Early this month, Princeton Optronics Inc of Mercerville, NJ, USA, which develops high-power vertical-cavity surface-emitting lasers (VCSELs) and low-noise solid-state lasers, said that it has received a $750,000 two-year US Navy Phase II SBIR (small business innovation research) contract to develop blue-laser arrays consisting of frequency-doubled high-power pulsed VCSELs.

The objective of the program 'High Power, High Repetition Rate, Pulsed, Blue Laser for ASW Purposes' is to develop compact, high-efficiency, short-pulsed (1-20ns) blue lasers (with energies of more than 10mJ per pulse) for Navy light detection and ranging (LIDAR) applications in airborne anti-submarine warfare, since existing lasers are bulky and low efficiency.
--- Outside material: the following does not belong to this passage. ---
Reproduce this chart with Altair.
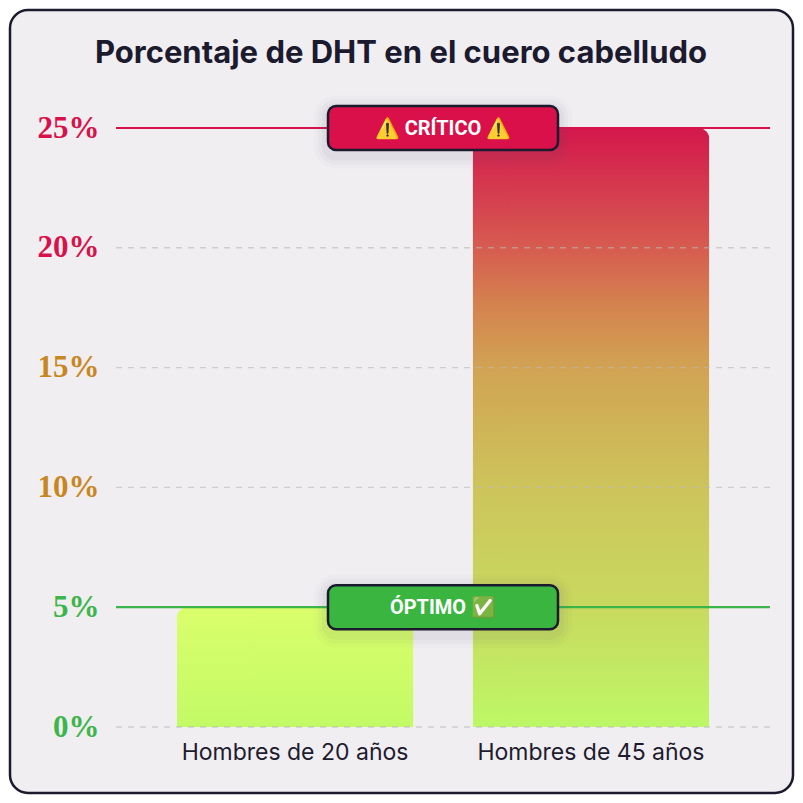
import altair as alt
import pandas as pd

# ---- data ----
categories = ["Hombres de 20 años", "Hombres de 45 años"]
values = [5, 25]
y_ticks = [0, 5, 10, 15, 20, 25]
threshold_values = [25, 5]
threshold_labels = ["⚠️ CRÍTICO ⚠️", "ÓPTIMO ✅"]
threshold_colors = ["#d9104a", "#3ab53f"]
threshold_line_colors = ["#d9114a", "#3cb54a"]
title_text = "Porcentaje de DHT en el cuero cabelludo"

W, H = 654, 599
PAD_L, PAD_T = 108, 120
TOTAL = 787

bars = pd.DataFrame({"cat": categories, "value": values})
thr = pd.DataFrame({"value": threshold_values, "label": threshold_labels,
                    "fill": threshold_colors, "line": threshold_line_colors})
grid = pd.DataFrame({"value": y_ticks})
dummy = pd.DataFrame({"k": [0]})

x_enc = alt.X("cat:N", scale=alt.Scale(domain=categories, paddingInner=0.2, paddingOuter=0.205),
              axis=alt.Axis(title=None, labelAngle=0, labelFont="Inter", labelFontSize=23,
                            labelColor="#1d1b2e", labelPadding=14, domain=False, ticks=False,
                            labelLimit=0, zindex=1))
y_enc = alt.Y("value:Q", scale=alt.Scale(domain=[0, 25], nice=False),
              axis=alt.Axis(title=None, values=y_ticks, grid=False, domain=False, ticks=False,
                            labelExpr="datum.value + '%'", labelFont="Liberation Serif",
                            labelFontSize=31, labelFontWeight="bold", labelPadding=17,
                            zindex=1,
                            labelColor={"condition": [
                                {"test": "datum.value >= 20", "value": "#d9114a"},
                                {"test": "datum.value >= 10", "value": "#c8861e"}],
                                "value": "#3cb54a"}))

border = alt.Chart(dummy).mark_rect(
    fill="#f0eef1", stroke="#1b1a2e", strokeWidth=2.5, cornerRadius=18
).encode(x=alt.value(-106), x2=alt.value(TOTAL - PAD_L - 2),
         y=alt.value(-118), y2=alt.value(TOTAL - PAD_T - 2))

grad1 = {"gradient": "linear", "x1": 0, "y1": 1, "x2": 0, "y2": 0,
         "stops": [{"offset": 0, "color": "#c2fa66"}, {"offset": 1, "color": "#dafe6b"}]}
grad2 = {"gradient": "linear", "x1": 0, "y1": 1, "x2": 0, "y2": 0,
         "stops": [{"offset": 0, "color": "#bdf866"},
                   {"offset": 0.2, "color": "#c8d95f"},
                   {"offset": 0.4, "color": "#cdc45b"},
                   {"offset": 0.6, "color": "#d1a353"},
                   {"offset": 0.7, "color": "#d4844f"},
                   {"offset": 0.8, "color": "#d65c50"},
                   {"offset": 1, "color": "#d4174c"}]}

bar1 = alt.Chart(bars[bars.cat == categories[0]]).mark_bar(
    color=grad1, cornerRadiusTopLeft=11, cornerRadiusTopRight=11
).encode(x=x_enc, y=y_enc)
bar2 = alt.Chart(bars[bars.cat == categories[1]]).mark_bar(
    color=grad2, cornerRadiusTopLeft=11, cornerRadiusTopRight=11
).encode(x=x_enc, y=y_enc)

grid_rules = alt.Chart(grid).mark_rule(
    color="#b9b9b9", strokeDash=[6, 6], strokeWidth=1.4, opacity=0.6
).encode(y="value:Q")

thr_rules = alt.Chart(thr).mark_rule(strokeWidth=2.2).encode(
    y="value:Q", color=alt.Color("line:N", scale=None))

shadows = []
for e, op in [(14, 0.025), (10, 0.035), (6, 0.05)]:
    shadows.append(alt.Chart(thr).mark_rect(
        color="#5a5870", opacity=op, cornerRadius=8 + e,
        yOffset=-22.5 - e + 4, y2Offset=22.5 + e + 4
    ).encode(x=alt.value(212 - e), x2=alt.value(442 + e), y="value:Q", y2="value:Q"))

boxes = alt.Chart(thr).mark_rect(
    stroke="#1b1a2e", strokeWidth=2.5, cornerRadius=8, yOffset=-22, y2Offset=22
).encode(x=alt.value(212), x2=alt.value(442), y="value:Q", y2="value:Q",
         fill=alt.Fill("fill:N", scale=None))

box_text = alt.Chart(thr).mark_text(
    font="Roboto", fontSize=20, fontWeight="bold", color="white", baseline="middle", dy=1
).encode(x=alt.value(327), y="value:Q", text="label:N")

title = alt.Chart(dummy).mark_text(
    text=title_text, font="Inter", fontSize=31, fontWeight="bold", color="#1b1a2e",
    baseline="alphabetic", align="center"
).encode(x=alt.value(285), y=alt.value(-65))

chart = alt.layer(border, bar1, bar2, grid_rules, thr_rules, *shadows, boxes, box_text, title).properties(
    width=W, height=H,
    padding={"left": PAD_L, "top": PAD_T, "right": TOTAL - PAD_L - W, "bottom": TOTAL - PAD_T - H},
    autosize=alt.AutoSizeParams(type="none"),
    background="#ffffff",
).configure_view(stroke=None)

chart.save("out.html", embed_options={"renderer": "svg", "actions": False})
The phase II contract follows completion of a phase I SBIR contract received last year that led to the firm demonstrating a frequency-doubled high-energy pulsed blue laser array and studying its characteristics and means to deliver high power from the array.

Princeton Optronics has taken its near-infrared-emitting VCSEL technology and frequency-doubled the radiation using a nonlinear material (periodically poled lithium niobate) in the device's structure. The laser's output is single-mode, blue (480nm), monochromatic, and has a half-angle divergence of only 8 mrad.

The lasers are constructed in two-dimensional arrays that can currently emit up to 230W of optical power from a 4.7mm-diameter area. Single lasers emit up to 30mW each with an 8% wall-plug efficiency.

In phase II, Princeton Optronics aims to improve the power level and other characteristics and to make a large array to demonstrate a high-energy pulsed array that meets the Navy’s specifications.  

High-power pulsed VCSELs also have applications in marking, materials processing, range finding and oceanography (with a market that could amount to many millions of dollars, says the firm). Princeton Optronics says that it the manufacturing and marketing capabilities to commercialize the product, and aims to do so very soon after the completion of phase II of the SBIR.